Thank you for your summary. Do string slices really deserve optimizing? I am not sure real world code would benefit from such an optimisation, adding more string types is somewhat painful and error prone.
Thanks for reply. I think slice does have some weight in string operations. For example, split and regexp. I think these two are commonly used.
I think you are right about it may introduce more difficulty and complexity in code implementation. For example, we need to consider restricting the depth of references in both concat link and slice.

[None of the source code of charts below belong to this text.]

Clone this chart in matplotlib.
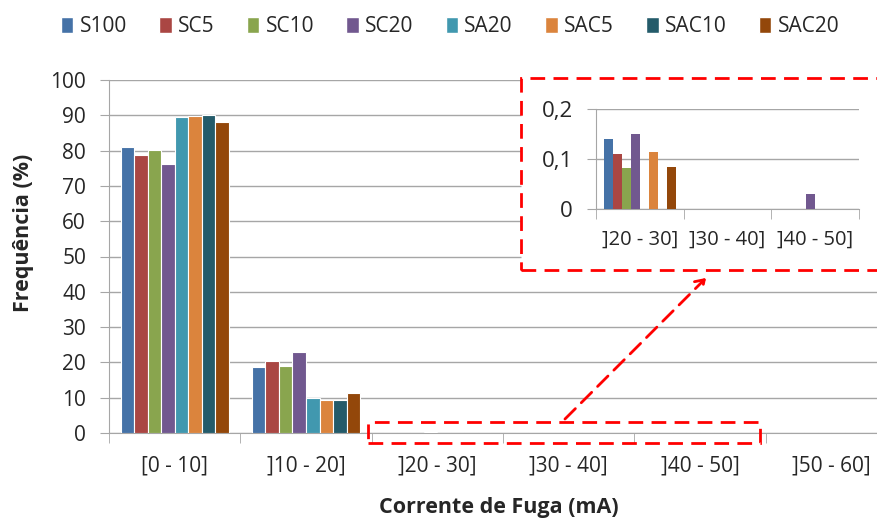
import numpy as np
import matplotlib
matplotlib.use("Agg")
import matplotlib.pyplot as plt
from matplotlib.patches import Patch, Rectangle, FancyArrowPatch

plt.rcParams["font.family"] = ["Open Sans", "DejaVu Sans"]

# ── data ─────────────────────────────────────────────────────────────────────
categories = ["[0 - 10]", "]10 - 20]", "]20 - 30]", "]30 - 40]", "]40 - 50]", "]50 - 60]"]
series = ["S100", "SC5", "SC10", "SC20", "SA20", "SAC5", "SAC10", "SAC20"]
colors = ["#4572A7", "#AA4643", "#89A54E", "#71588F", "#4198AF", "#DB843D", "#245B6A", "#93470A"]

s100  = [80.9, 18.7, 0.14,  0, 0,    0]
sc5   = [78.7, 20.4, 0.11,  0, 0,    0]
sc10  = [80.1, 19.0, 0.083, 0, 0,    0]
sc20  = [76.1, 22.9, 0.15,  0, 0.03, 0]
sa20  = [89.4, 10.0, 0,     0, 0,    0]
sac5  = [89.8, 9.4,  0.115, 0, 0,    0]
sac10 = [90.2, 9.4,  0,     0, 0,    0]
sac20 = [88.0, 11.2, 0.085, 0, 0,    0]
values = [s100, sc5, sc10, sc20, sa20, sac5, sac10, sac20]

inset_idx = [2, 3, 4]  # categories shown in the zoom box

W, H = 877, 520
RED = "#FF0000"
GRID = "#A6A6A6"
TXT = "#262626"
DASH = (0, (5.3, 3))

def fx(px):
    return px / W

def fy(py):
    return 1 - py / H

fig = plt.figure(figsize=(W / 100, H / 100), dpi=100)

# ── main axes (runs past the right edge like the original) ──────────────────
ax = fig.add_axes([fx(109), fy(433), 788 / W, 353 / H], zorder=0)
x = np.arange(len(categories))
bw = 0.103
for i, (vals, c) in enumerate(zip(values, colors)):
    ax.bar(x + (i - 3.5) * bw, vals, bw, color=c, edgecolor="white", linewidth=0.8, zorder=3)

ax.set_xlim(-0.5, len(categories) - 0.5)
ax.set_ylim(0, 100)
ax.set_yticks(np.arange(0, 101, 10))
ax.yaxis.grid(True, color=GRID, linewidth=1, zorder=0)
ax.set_axisbelow(True)
for s in ["top", "right"]:
    ax.spines[s].set_visible(False)
for s in ["left", "bottom"]:
    ax.spines[s].set_color(GRID)

ax.set_xticks(x)
ax.set_xticklabels(categories)
ax.set_xticks(np.arange(-0.5, len(categories), 1), minor=True)
ax.tick_params(axis="x", which="major", length=0, pad=16, labelsize=15, labelcolor=TXT)
ax.tick_params(axis="x", which="minor", length=7, color=GRID)
ax.tick_params(axis="y", length=6.5, color=GRID, pad=10, labelsize=15, labelcolor=TXT)

fig.text(fx(24), fy(233), "Frequência (%)", rotation=90, ha="center", va="center",
         fontsize=15.5, fontweight="bold", color=TXT)
fig.text(fx(499), fy(507), "Corrente de Fuga (mA)", ha="center", va="center",
         fontsize=15.5, fontweight="bold", color=TXT)

# ── legend ───────────────────────────────────────────────────────────────────
handles = [Patch(facecolor=c, edgecolor="white") for c in colors]
fig.legend(handles, series, loc="center", bbox_to_anchor=(fx(450), fy(27)), ncol=8,
           frameon=False, fontsize=15, handlelength=0.6, handleheight=0.8,
           handletextpad=0.3, columnspacing=1.55, labelcolor=TXT)

# ── zoom box with inset ──────────────────────────────────────────────────────
fig.add_artist(Rectangle((fx(521), fy(270)), fx(400), 192 / H, transform=fig.transFigure,
                         facecolor="white", edgecolor=RED, linewidth=2, linestyle=DASH, zorder=1))
fig.add_artist(Rectangle((fx(368), fy(443)), fx(392), 21 / H, transform=fig.transFigure,
                         facecolor="none", edgecolor=RED, linewidth=2, linestyle=DASH, zorder=1))
fig.add_artist(FancyArrowPatch((fx(563), fy(421)), (fx(708), fy(276)), transform=fig.transFigure,
                               arrowstyle="->,head_length=6,head_width=4", color=RED,
                               linewidth=2, linestyle=DASH, zorder=1))

axi = fig.add_axes([fx(596), fy(209.3), 263 / W, 100.3 / H], zorder=2)
xi = np.arange(len(inset_idx))
for i, (vals, c) in enumerate(zip(values, colors)):
    axi.bar(xi + (i - 3.5) * bw, [vals[k] for k in inset_idx], bw, color=c, linewidth=0, zorder=3)
axi.set_xlim(-0.5, len(inset_idx) - 0.5)
axi.set_ylim(0, 0.2)
axi.set_yticks([0, 0.1, 0.2])
axi.set_yticklabels(["0", "0,1", "0,2"])
axi.yaxis.grid(True, color=GRID, linewidth=1, zorder=0)
axi.set_axisbelow(True)
for s in ["top", "right"]:
    axi.spines[s].set_visible(False)
for s in ["left", "bottom"]:
    axi.spines[s].set_color(GRID)
axi.set_xticks(xi)
axi.set_xticklabels([categories[k] for k in inset_idx])
axi.set_xticks(np.arange(-0.5, len(inset_idx), 1), minor=True)
axi.tick_params(axis="x", which="major", length=0, pad=15, labelsize=14.5, labelcolor=TXT)
axi.tick_params(axis="x", which="minor", length=7, color=GRID)
axi.tick_params(axis="y", length=6.5, color=GRID, pad=10, labelsize=16, labelcolor=TXT)

fig.savefig("out.png", dpi=100)
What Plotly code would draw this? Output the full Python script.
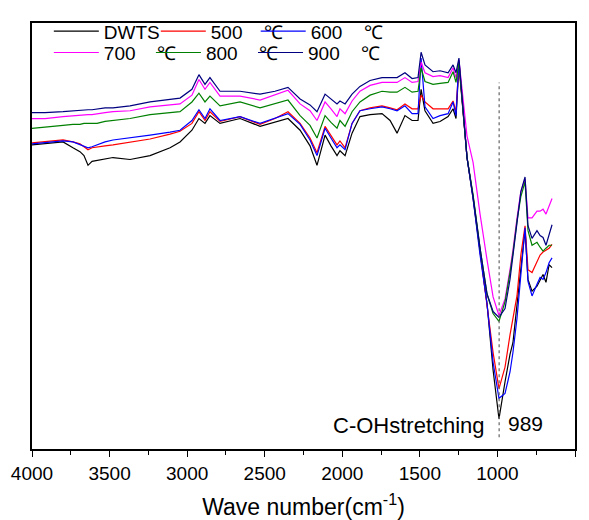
import plotly.graph_objects as go

# wavenumber (cm-1) sample points
wavenumber = [4000, 3916, 3800, 3736, 3691, 3665, 3639, 3613, 3581, 3529,
              3478, 3368, 3239, 3110, 3046, 2969, 2924, 2885, 2853, 2788,
              2659, 2530, 2434, 2350, 2272, 2208, 2163, 2111, 2073, 2034,
              2015, 1982, 1937, 1886, 1821, 1744, 1692, 1647, 1596, 1550,
              1512, 1492, 1467, 1415, 1370, 1318, 1286, 1267, 1248, 1196,
              1157, 1112, 1067, 1028, 990, 951, 919, 900, 874, 849,
              822, 803, 777, 745, 725, 706, 687, 667, 648]

# transmittance, arbitrary units (no y scale shown)
t_dwts = [313, 314, 316, 310, 306, 302, 292, 296, 297, 299,
          300, 298, 302, 310, 316, 328, 340, 335, 343, 335,
          340, 332, 336, 340, 328, 312, 292, 323, 312, 302,
          307, 302, 325, 342, 344, 345, 338, 325, 343, 338,
          338, 370, 348, 335, 337, 342, 350, 340, 395, 300,
          258, 202, 150, 82, 32, 70, 98, 110, 150, 185,
          226, 175, 163, 168, 175, 180, 172, 190, 187]
t_500 = [315, 316, 318, 316, 314, 311, 308, 310, 311, 312,
         313, 316, 319, 324, 327, 335, 347, 338, 347, 337,
         342, 334, 340, 347, 335, 320, 305, 332, 322, 313,
         317, 310, 335, 348, 351, 353, 351, 349, 355, 350,
         350, 364, 357, 350, 350, 350, 358, 347, 398, 300,
         260, 205, 153, 100, 63, 85, 118, 135, 158, 200,
         230, 185, 182, 193, 200, 203, 205, 207, 211]
t_600 = [314, 315, 317, 316, 313, 312, 310, 311, 313, 316,
         318, 320, 323, 326, 328, 338, 349, 340, 350, 338,
         342, 335, 340, 345, 334, 318, 302, 330, 320, 310,
         313, 308, 335, 348, 350, 352, 350, 348, 353, 345,
         345, 402, 352, 340, 343, 345, 357, 343, 400, 300,
         258, 200, 150, 90, 53, 58, 80, 100, 135, 180,
         228, 173, 158, 170, 177, 175, 182, 192, 197]
t_700 = [340, 340, 342, 343, 343, 344, 344, 344, 345, 346,
         347, 348, 352, 354, 355, 364, 380, 370, 377, 363,
         363, 359, 364, 369, 355, 348, 338, 357, 350, 342,
         350, 345, 358, 368, 374, 377, 377, 377, 382, 377,
         378, 398, 387, 383, 384, 382, 392, 382, 400, 322,
         295, 242, 195, 157, 138, 155, 185, 205, 238, 265,
         278, 238, 238, 245, 245, 247, 242, 250, 258]
t_800 = [330, 331, 333, 334, 334, 335, 335, 335, 335, 337,
         338, 340, 344, 346, 347, 357, 366, 357, 363, 353,
         357, 351, 355, 359, 343, 333, 320, 343, 336, 330,
         338, 332, 347, 357, 364, 368, 367, 367, 372, 367,
         368, 392, 378, 375, 376, 377, 388, 377, 398, 300,
         262, 207, 160, 140, 132, 152, 182, 202, 235, 260,
         275, 225, 210, 213, 208, 204, 207, 210, 210]
t_900 = [346, 346, 347, 348, 348, 349, 349, 349, 350, 351,
         351, 353, 357, 360, 361, 370, 385, 375, 382, 368,
         368, 365, 368, 372, 360, 354, 347, 365, 360, 355,
         358, 355, 365, 373, 379, 382, 382, 382, 387, 381,
         382, 408, 395, 388, 389, 387, 395, 387, 402, 300,
         260, 207, 160, 142, 136, 145, 175, 200, 235, 265,
         280, 230, 217, 225, 220, 218, 210, 222, 231]

SP = '\u00a0' * 4
names = ['DWTS', '500' + SP + '℃', '600' + SP + '℃',
         '700' + SP + '℃', '800' + SP + '℃', '900' + SP + '℃']
series = [t_dwts, t_500, t_600, t_700, t_800, t_900]
COLORS = ['#000000', '#FF0000', '#0000FF', '#FF00FF', '#008000', '#000080']

FONT = 'Arial, Liberation Sans, sans-serif'

# one legend per entry so the two rows of three sit like the original
legend_ids = ['legend', 'legend2', 'legend3', 'legend4', 'legend5', 'legend6']
legend_xy = [(0.031, 1.025), (0.228, 1.025), (0.412, 1.025),
             (0.031, 0.975), (0.219, 0.975), (0.407, 0.975)]

fig = go.Figure()
for name, ys, col, lg in zip(names, series, COLORS, legend_ids):
    fig.add_trace(go.Scatter(x=wavenumber, y=ys, name=name, mode='lines',
                             line=dict(color=col, width=1.2), legend=lg,
                             showlegend=True))

# peak marker at 989 cm-1
fig.add_shape(type='line', x0=989, x1=989, y0=13, y1=377, xref='x', yref='y',
              line=dict(color='#666666', width=1.2, dash='3px,3px'))
fig.add_annotation(x=1570, y=25, text='C-OHstretching', showarrow=False,
                   font=dict(size=22, color='black', family=FONT))
fig.add_annotation(x=816, y=27, text='989', showarrow=False,
                   font=dict(size=21, color='black', family=FONT))

legend_layout = {}
for lg, (lx, ly) in zip(legend_ids, legend_xy):
    legend_layout[lg] = dict(x=lx, y=ly, xanchor='left', yanchor='top', visible=True,
                             orientation='h', bgcolor='rgba(0,0,0,0)', itemwidth=45,
                             font=dict(size=19, color='black', family=FONT))

fig.update_layout(
    width=589, height=520, autosize=False, showlegend=True,
    margin=dict(l=32, r=14, t=12, b=71),
    paper_bgcolor='white', plot_bgcolor='white',
    font=dict(family=FONT, color='black'),
    xaxis=dict(range=[4000, 500], tickvals=[4000, 3500, 3000, 2500, 2000, 1500, 1000, 500],
               ticks='outside', ticklen=6, tickwidth=1.2, tickcolor='black',
               minor=dict(dtick=250, ticks='outside', ticklen=4, tickcolor='black', tickwidth=1.2),
               showline=True, linecolor='black', linewidth=2, mirror=True,
               showgrid=False, zeroline=False, automargin=False,
               tickfont=dict(size=19, color='black'),
               title=dict(text='Wave number(cm<sup>-1</sup>)', font=dict(size=23, color='black'),
                          standoff=18)),
    yaxis=dict(range=[1, 438], showticklabels=False, ticks='',
               showline=True, linecolor='black', linewidth=2, mirror=True,
               showgrid=False, zeroline=False, automargin=False),
    **legend_layout,
)

fig.write_html('out.html', config={'responsive': False, 'displayModeBar': False},
               post_script="document.body.style.margin='0';document.body.style.overflow='hidden';")
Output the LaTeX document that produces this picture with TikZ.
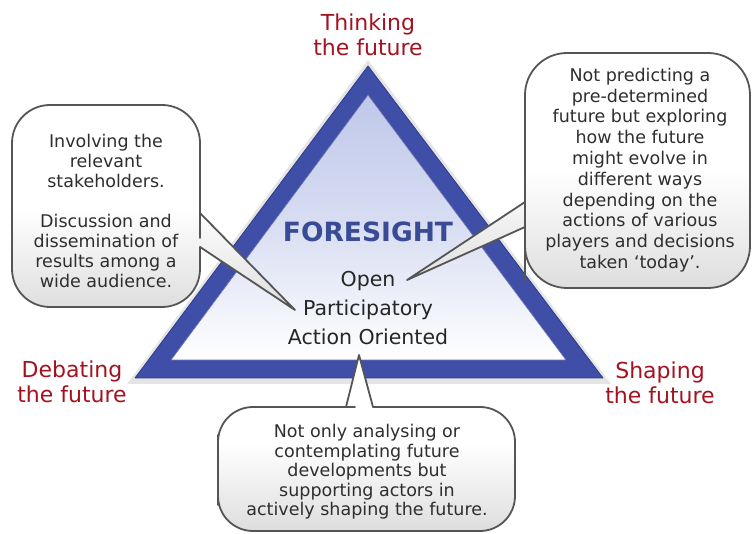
\documentclass[tikz,border=0pt]{standalone}
\usepackage{fontspec}
\setmainfont{DejaVu Sans}
\usetikzlibrary{shadings}
\definecolor{labelred}{HTML}{A3121F}
\definecolor{bandblue}{HTML}{3F4FA8}
\definecolor{banddark}{HTML}{2C3A8C}
\definecolor{innertop}{HTML}{BFC8EA}
\definecolor{foretext}{HTML}{3A4B96}
\definecolor{calloutline}{HTML}{555555}
\tikzset{
  corner/.style={text=labelred, align=center, font=\fontsize{22}{24.5}\selectfont},
  callout/.style={draw=calloutline, line width=1.8pt, top color=white, bottom color=black!13, middle color=white, line join=round},
  callouttext/.style={align=center, text=black!82, font=\fontsize{17.5}{20}\selectfont},
}
\begin{document}
\begin{tikzpicture}[x=1pt,y=-1pt]
\useasboundingbox (0,0) rectangle (753,534);
% triangle
\coordinate (oa) at (368,66);
\coordinate (ol) at (135,378);
\coordinate (or) at (603,378);
\coordinate (ia) at (368,95);
\coordinate (il) at (171,360);
\coordinate (ir) at (566,360);
\fill[black!10] (368,60) -- (127,384) -- (611,384) -- cycle;
\filldraw[fill=bandblue, draw=banddark, line width=0.8pt, line join=round] (oa) -- (ol) -- (or) -- cycle;
\shade[top color=innertop, bottom color=white, middle color=innertop!60!white] (ia) -- (il) -- (ir) -- cycle;
\draw[banddark!70, line width=0.6pt] (ia) -- (il) -- (ir) -- cycle;
% labels
\node[corner] (think) at (368,35) {Thinking\\the future};
\node[corner] (debate) at (72,382) {Debating\\the future};
\node[corner] (shape) at (660,383) {Shaping\\the future};
\node[text=foretext, font=\bfseries\fontsize{26.5}{30}\selectfont] (fore) at (368,232) {FORESIGHT};
\node[align=center, text=black!85, font=\fontsize{20.5}{29}\selectfont] (values) at (368,308) {Open\\Participatory\\Action Oriented};
% left callout
\coordinate (ltip) at (295,310);
\draw[callout, rounded corners=38] (12,205) -- (12,105) -- (200,105) -- (200,200) [sharp corners] -- (200,213) -- (ltip) -- (200,247) -- (200,260) [rounded corners=38] -- (200,307) -- (12,307) -- cycle;
\node[callouttext] (ltext) at (106,211) {Involving the\\relevant\\stakeholders.\\[20pt]Discussion and\\dissemination of\\results among a\\wide audience.};
% right callout
\coordinate (rtip) at (407,280);
\draw[callout, rounded corners=42] (640,53) -- (750,53) -- (750,288) -- (525,288) -- (525,240) [sharp corners] -- (525,227) -- (rtip) -- (525,202) -- (525,190) [rounded corners=42] -- (525,53) -- cycle;
\node[callouttext, font=\fontsize{17.5}{20.8}\selectfont] (rtext) at (640,170) {Not predicting a\\pre-determined\\future but exploring\\how the future\\might evolve in\\different ways\\depending on the\\actions of various\\players and decisions\\taken ‘today’.};
% bottom callout
\coordinate (btip) at (359,355);
\draw[callout, rounded corners=35] (218,470) -- (218,407) -- (320,407) [sharp corners] -- (346,407) -- (btip) -- (373,407) -- (390,407) [rounded corners=35] -- (515,407) -- (515,531) -- (218,531) -- cycle;
\node[callouttext, font=\fontsize{17.5}{19.5}\selectfont] (btext) at (367,472) {Not only analysing or\\contemplating future\\developments but\\supporting actors in\\actively shaping the future.};
\end{tikzpicture}
\end{document}
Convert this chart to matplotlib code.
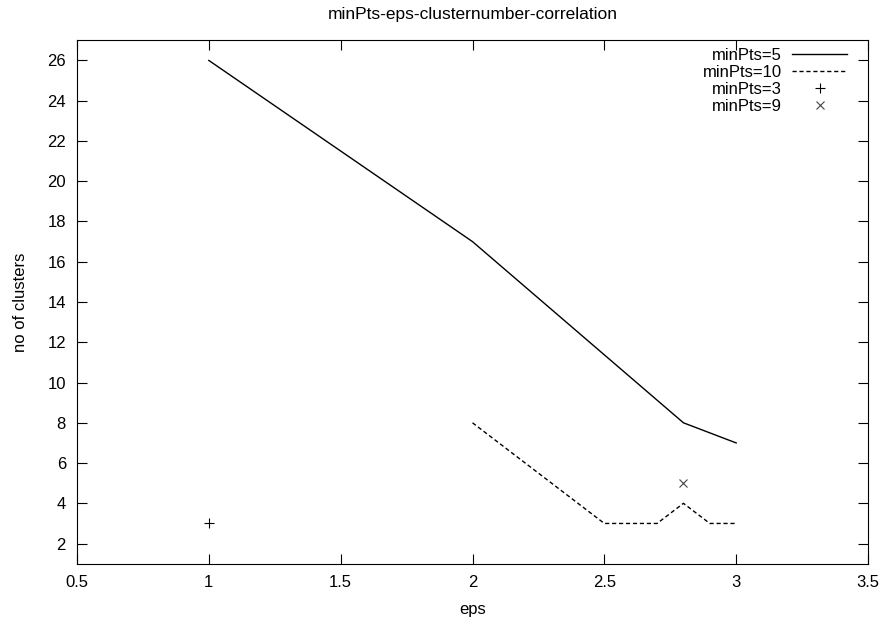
import matplotlib.pyplot as plt
import matplotlib.ticker as mticker

plt.rcParams['font.family'] = ['Liberation Sans', 'DejaVu Sans']
plt.rcParams['font.size'] = 12

# data
eps_5 = [1, 2, 2.8, 3]
clusters_5 = [26, 17, 8, 7]

eps_10 = [2, 2.5, 2.7, 2.8, 2.9, 3]
clusters_10 = [8, 3, 3, 4, 3, 3]

eps_3 = [1]
clusters_3 = [3]

eps_9 = [2.8]
clusters_9 = [5]

fig = plt.figure(figsize=(8.86, 6.22), dpi=100)
ax = fig.add_axes([0.0869, 0.0937, 0.8928, 0.8415])

ax.plot(eps_5, clusters_5, color="black", lw=1, label="minPts=5")
ax.plot(eps_10, clusters_10, color="black", lw=1, ls=(0, (3, 2)), label="minPts=10")
ax.plot(eps_3, clusters_3, ls="none", marker="+", ms=7, mew=0.8, color="black", label="minPts=3")
ax.plot(eps_9, clusters_9, ls="none", marker="x", ms=6, mew=0.8, color="#444444", label="minPts=9")

ax.set_xlim(0.5, 3.5)
ax.set_ylim(1, 27)
ax.set_xticks([0.5, 1, 1.5, 2, 2.5, 3, 3.5])
ax.set_yticks(range(2, 27, 2))
ax.xaxis.set_major_formatter(mticker.FormatStrFormatter("%g"))
ax.tick_params(direction="in", length=7, width=0.8, top=True, right=True, pad=8)

ax.set_title("minPts-eps-clusternumber-correlation", fontsize=12.5, pad=15)
ax.set_xlabel("eps", labelpad=9)
ax.set_ylabel("no of clusters", labelpad=14)

ax.legend(loc="upper right", bbox_to_anchor=(0.9735, 0.985), frameon=False,
          markerfirst=False, handlelength=3.3, labelspacing=0.12,
          borderaxespad=0, borderpad=0, handletextpad=0.6)

fig.savefig("out.png", dpi=100)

But I think, they can be done progressively. We can do it simpler at first. For example, before reading u.str8 and u.str16 of JSString struct, we do a preread operation, which is responsible to turn concat link or slice into normal string so we can directly access from u.str8 and u.str16. For Inline String or Heap String, we can use the pointer directly. In this way, we don't introduce too many changes in read process. As for the write process, we can do it in both the old way and the new way at first. If we do it in the old way, no changes are needed. If we do it in the new way, preread will make it right for reading. Anyway, it is progressive.
If simple optimizations are not good enough, we can progressively introduce more deeper optimizations.
Actually, I'm implementing them on my own when I have free time. It's a rough implementation, but I will update the benchmark comparison here after I finish. We will see if it is worthy.